=== Direction ===
Retype the data that follows line by line, exactly, and leave its pictures out.

=== Source excerpt ===
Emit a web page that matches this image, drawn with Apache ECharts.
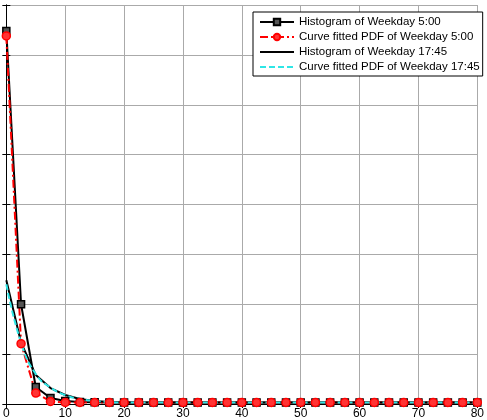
<!DOCTYPE html>
<html>
<head>
<meta charset="utf-8">
<script src="https://cdn.jsdelivr.net/npm/echarts@6/dist/echarts.min.js"></script>
<style>
html,body{margin:0;padding:0;background:#fff;}
#chart{width:487px;height:420px;}
</style>
</head>
<body>
<div id="chart"></div>
<script>
// x positions of the bins (step 2.5)
var xs = [];
for (var i = 0; i <= 32; i++) xs.push(i * 2.5);

var hist500 = [7.48, 2.0, 0.34, 0.12, 0.06, 0.04, 0.035, 0.03, 0.03, 0.03, 0.03, 0.03, 0.03, 0.03, 0.03, 0.03, 0.03,
	0.03, 0.03, 0.03, 0.03, 0.03, 0.03, 0.03, 0.03, 0.03, 0.03, 0.03, 0.03, 0.03, 0.03, 0.03, 0.03];
var fit500 = [7.38, 1.21, 0.22, 0.05, 0.03, 0.03, 0.03, 0.03, 0.03, 0.03, 0.03, 0.03, 0.03, 0.03, 0.03, 0.03, 0.03,
	0.03, 0.03, 0.03, 0.03, 0.03, 0.03, 0.03, 0.03, 0.03, 0.03, 0.03, 0.03, 0.03, 0.03, 0.03, 0.03];
var hist1745 = [2.48, 1.23, 0.58, 0.32, 0.18, 0.1, 0.06, 0.04, 0.03, 0.03, 0.03, 0.03, 0.03, 0.03, 0.03, 0.03, 0.03,
	0.03, 0.03, 0.03, 0.03, 0.03, 0.03, 0.03, 0.03, 0.03, 0.03, 0.03, 0.03, 0.03, 0.03, 0.03, 0.03];
var fit1745 = [2.40, 1.23, 0.60, 0.33, 0.18, 0.1, 0.06, 0.04, 0.03, 0.03, 0.03, 0.03, 0.03, 0.03, 0.03, 0.03, 0.03,
	0.03, 0.03, 0.03, 0.03, 0.03, 0.03, 0.03, 0.03, 0.03, 0.03, 0.03, 0.03, 0.03, 0.03, 0.03, 0.03];

var names = ['Histogram of Weekday 5:00', 'Curve fitted PDF of Weekday 5:00',
	'Histogram of Weekday 17:45', 'Curve fitted PDF of Weekday 17:45'];

function pairs(ys) {
	var out = [];
	for (var i = 0; i < ys.length; i++) out.push([xs[i], ys[i]]);
	return out;
}

var chart = echarts.init(document.getElementById('chart'));
var font = 'Liberation Sans, Arial, sans-serif';

var option = {
	animation: false,
	textStyle: {fontFamily: font},
	grid: {left: 3, right: 3, top: 5, bottom: 11, containLabel: false},
	legend: {
		orient: 'vertical',
		left: 253, top: 12,
		data: [
			{name: names[0]},
			{name: names[1]},
			{name: names[2], itemStyle: {opacity: 0}},
			{name: names[3], itemStyle: {opacity: 0}}
		],
		itemWidth: 34, itemHeight: 8, itemGap: 3,
		padding: [4, 3, 3, 6],
		backgroundColor: '#fff',
		borderColor: '#000', borderWidth: 1,
		textStyle: {fontSize: 11.5, color: '#000', fontFamily: font}
	},
	xAxis: [{
		type: 'value', min: 0, max: 80, interval: 10, position: 'bottom',
		axisLine: {lineStyle: {color: '#000'}},
		axisTick: {inside: true, length: 4, lineStyle: {color: '#000'}},
		axisLabel: {margin: 4, fontSize: 12, color: '#000', fontFamily: font},
		splitLine: {show: true, lineStyle: {color: '#aaa', width: 1}}
	}, {
		type: 'value', min: 0, max: 80, interval: 10, position: 'top',
		axisLine: {show: true, lineStyle: {color: '#000'}},
		axisTick: {show: true, inside: true, length: 4, lineStyle: {color: '#000'}},
		axisLabel: {show: false},
		splitLine: {show: false}
	}],
	yAxis: [{
		type: 'value', min: 0, max: 8, interval: 1, position: 'left',
		axisLine: {show: true, lineStyle: {color: '#000'}},
		axisTick: {show: true, inside: true, length: 4, lineStyle: {color: '#000'}},
		axisLabel: {show: false},
		splitLine: {show: true, lineStyle: {color: '#aaa', width: 1}}
	}, {
		type: 'value', min: 0, max: 8, interval: 1, position: 'right',
		axisLine: {show: true, lineStyle: {color: '#000'}},
		axisTick: {show: true, inside: true, length: 4, lineStyle: {color: '#000'}},
		axisLabel: {show: false},
		splitLine: {show: false}
	}],
	series: [{
		name: names[0], type: 'line', data: pairs(hist500),
		symbol: 'rect', symbolSize: 7,
		itemStyle: {color: '#555', borderColor: '#000', borderWidth: 1.5},
		lineStyle: {color: '#000', width: 2}
	}, {
		name: names[1], type: 'line', data: pairs(fit500),
		symbol: 'circle', symbolSize: 8,
		itemStyle: {color: '#f33', borderColor: '#f00', borderWidth: 1.5},
		lineStyle: {color: '#f00', width: 2, type: [8, 3, 2, 3]}
	}, {
		name: names[2], type: 'line', data: pairs(hist1745),
		symbol: 'none',
		itemStyle: {color: '#000'},
		lineStyle: {color: '#000', width: 2}
	}, {
		name: names[3], type: 'line', data: pairs(fit1745),
		symbol: 'none', smooth: true,
		itemStyle: {color: '#2ee6e6'},
		lineStyle: {color: '#2ee6e6', width: 2, type: [6, 3]}
	}]
};
chart.setOption(option);
</script>
</body>
</html>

=== Full response ===
Emit a web page that matches this image, drawn with Apache ECharts.
<!DOCTYPE html>
<html>
<head>
<meta charset="utf-8">
<script src="https://cdn.jsdelivr.net/npm/echarts@6/dist/echarts.min.js"></script>
<style>
html,body{margin:0;padding:0;background:#fff;}
#chart{width:487px;height:420px;}
</style>
</head>
<body>
<div id="chart"></div>
<script>
// x positions of the bins (step 2.5)
var xs = [];
for (var i = 0; i <= 32; i++) xs.push(i * 2.5);

var hist500 = [7.48, 2.0, 0.34, 0.12, 0.06, 0.04, 0.035, 0.03, 0.03, 0.03, 0.03, 0.03, 0.03, 0.03, 0.03, 0.03, 0.03,
	0.03, 0.03, 0.03, 0.03, 0.03, 0.03, 0.03, 0.03, 0.03, 0.03, 0.03, 0.03, 0.03, 0.03, 0.03, 0.03];
var fit500 = [7.38, 1.21, 0.22, 0.05, 0.03, 0.03, 0.03, 0.03, 0.03, 0.03, 0.03, 0.03, 0.03, 0.03, 0.03, 0.03, 0.03,
	0.03, 0.03, 0.03, 0.03, 0.03, 0.03, 0.03, 0.03, 0.03, 0.03, 0.03, 0.03, 0.03, 0.03, 0.03, 0.03];
var hist1745 = [2.48, 1.23, 0.58, 0.32, 0.18, 0.1, 0.06, 0.04, 0.03, 0.03, 0.03, 0.03, 0.03, 0.03, 0.03, 0.03, 0.03,
	0.03, 0.03, 0.03, 0.03, 0.03, 0.03, 0.03, 0.03, 0.03, 0.03, 0.03, 0.03, 0.03, 0.03, 0.03, 0.03];
var fit1745 = [2.40, 1.23, 0.60, 0.33, 0.18, 0.1, 0.06, 0.04, 0.03, 0.03, 0.03, 0.03, 0.03, 0.03, 0.03, 0.03, 0.03,
	0.03, 0.03, 0.03, 0.03, 0.03, 0.03, 0.03, 0.03, 0.03, 0.03, 0.03, 0.03, 0.03, 0.03, 0.03, 0.03];

var names = ['Histogram of Weekday 5:00', 'Curve fitted PDF of Weekday 5:00',
	'Histogram of Weekday 17:45', 'Curve fitted PDF of Weekday 17:45'];

function pairs(ys) {
	var out = [];
	for (var i = 0; i < ys.length; i++) out.push([xs[i], ys[i]]);
	return out;
}

var chart = echarts.init(document.getElementById('chart'));
var font = 'Liberation Sans, Arial, sans-serif';

var option = {
	animation: false,
	textStyle: {fontFamily: font},
	grid: {left: 3, right: 3, top: 5, bottom: 11, containLabel: false},
	legend: {
		orient: 'vertical',
		left: 253, top: 12,
		data: [
			{name: names[0]},
			{name: names[1]},
			{name: names[2], itemStyle: {opacity: 0}},
			{name: names[3], itemStyle: {opacity: 0}}
		],
		itemWidth: 34, itemHeight: 8, itemGap: 3,
		padding: [4, 3, 3, 6],
		backgroundColor: '#fff',
		borderColor: '#000', borderWidth: 1,
		textStyle: {fontSize: 11.5, color: '#000', fontFamily: font}
	},
	xAxis: [{
		type: 'value', min: 0, max: 80, interval: 10, position: 'bottom',
		axisLine: {lineStyle: {color: '#000'}},
		axisTick: {inside: true, length: 4, lineStyle: {color: '#000'}},
		axisLabel: {margin: 4, fontSize: 12, color: '#000', fontFamily: font},
		splitLine: {show: true, lineStyle: {color: '#aaa', width: 1}}
	}, {
		type: 'value', min: 0, max: 80, interval: 10, position: 'top',
		axisLine: {show: true, lineStyle: {color: '#000'}},
		axisTick: {show: true, inside: true, length: 4, lineStyle: {color: '#000'}},
		axisLabel: {show: false},
		splitLine: {show: false}
	}],
	yAxis: [{
		type: 'value', min: 0, max: 8, interval: 1, position: 'left',
		axisLine: {show: true, lineStyle: {color: '#000'}},
		axisTick: {show: true, inside: true, length: 4, lineStyle: {color: '#000'}},
		axisLabel: {show: false},
		splitLine: {show: true, lineStyle: {color: '#aaa', width: 1}}
	}, {
		type: 'value', min: 0, max: 8, interval: 1, position: 'right',
		axisLine: {show: true, lineStyle: {color: '#000'}},
		axisTick: {show: true, inside: true, length: 4, lineStyle: {color: '#000'}},
		axisLabel: {show: false},
		splitLine: {show: false}
	}],
	series: [{
		name: names[0], type: 'line', data: pairs(hist500),
		symbol: 'rect', symbolSize: 7,
		itemStyle: {color: '#555', borderColor: '#000', borderWidth: 1.5},
		lineStyle: {color: '#000', width: 2}
	}, {
		name: names[1], type: 'line', data: pairs(fit500),
		symbol: 'circle', symbolSize: 8,
		itemStyle: {color: '#f33', borderColor: '#f00', borderWidth: 1.5},
		lineStyle: {color: '#f00', width: 2, type: [8, 3, 2, 3]}
	}, {
		name: names[2], type: 'line', data: pairs(hist1745),
		symbol: 'none',
		itemStyle: {color: '#000'},
		lineStyle: {color: '#000', width: 2}
	}, {
		name: names[3], type: 'line', data: pairs(fit1745),
		symbol: 'none', smooth: true,
		itemStyle: {color: '#2ee6e6'},
		lineStyle: {color: '#2ee6e6', width: 2, type: [6, 3]}
	}]
};
chart.setOption(option);
</script>
</body>
</html>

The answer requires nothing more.